In my experience, an incident has a negative connotation. Something bad or tragically, that fortunately has no pattern (yet), but that is being trivialized by speaking of an incident; the world has just gone, but you can go to bed safe and sound, it is just an incident, this will not happen again. Only when the world has gone seven times in a row, the pundits will say in the media: "We can no longer call this an incident, we should take immediate measures to break this pattern for good".

But we also had incidents at Copernica and it had become a catch-all term for everything users sent to our support address. Of course for reporting a bug. But also for normal user questions, suggestions for new features and compliments.

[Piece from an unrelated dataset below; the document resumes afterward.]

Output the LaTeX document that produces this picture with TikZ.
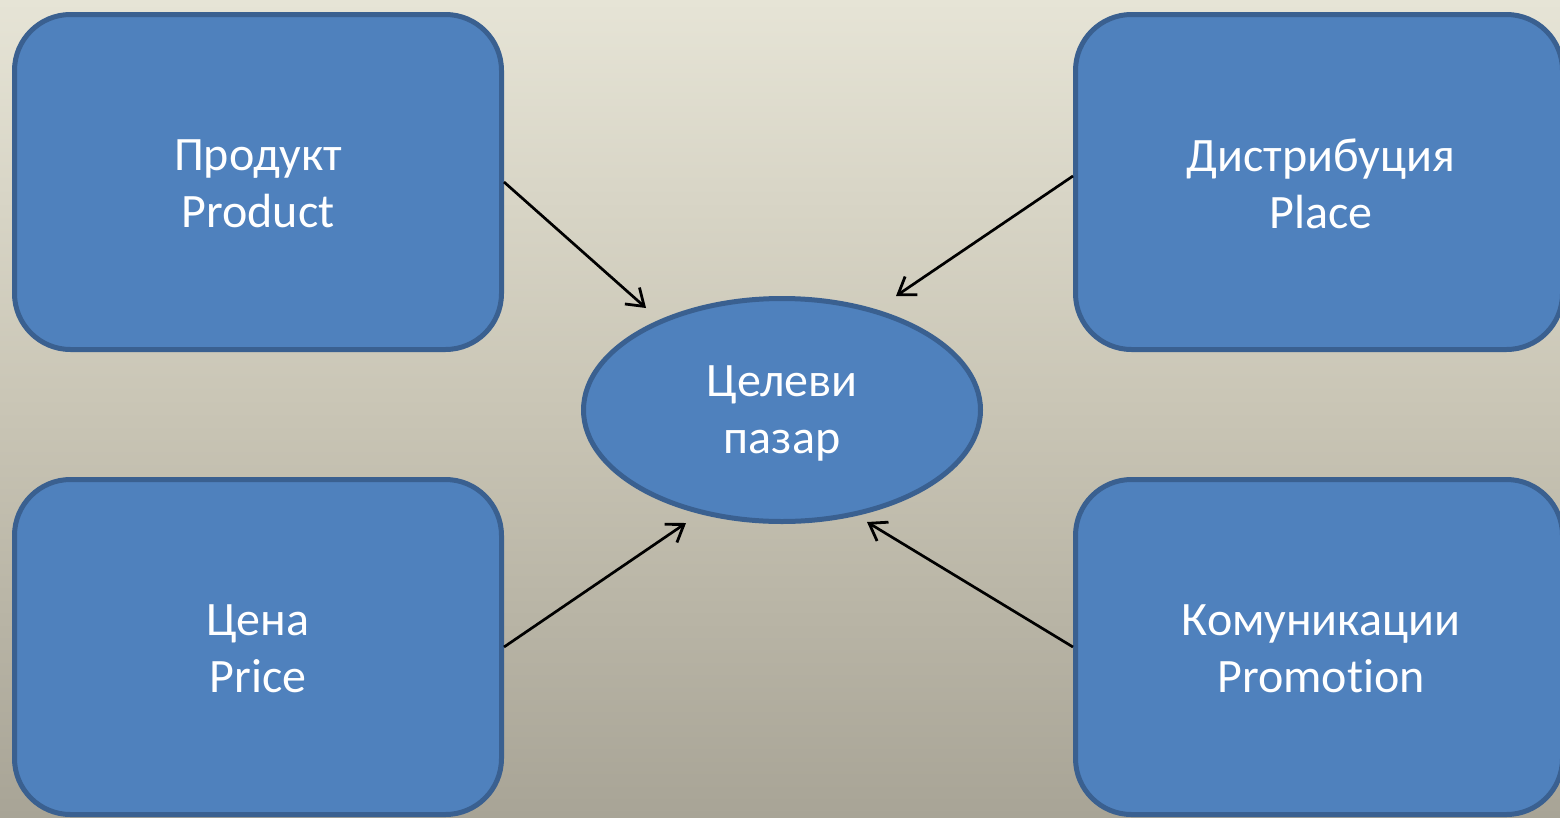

A misuse to the word "incident" IMHO.

Tickets

Recently, Copernica rigorously changed the operation of the support tool. Copernica CTO Emiel already has extensively elaborated these changes on this blog. The migration to this new system seemed to me an excellent opportunity to no longer misuse the word incident for anything that arrives our support tool.

What should we then use instead of incidents? Not a very difficult question, if you ask me. For this type of communication one particular word has the most widespread application: ticket, or support ticket. A new message that arrives our support tool, is assigned to a ticket number and contains all the back-and-forth communication following the initial message. So, as of now, we use tickets.

If you call our support department, you will probably still be asked to ‘send an incident to our support address’ for a while (in Dutch: een incidentje inschieten). After all these years (and almost 25.000 incidents since we started counting) it will of course take some time before we're all used to this new term at Copernica.

By the way. When the world will cease to exist, unfortunately we do not know. Incidents are damn hard to predict.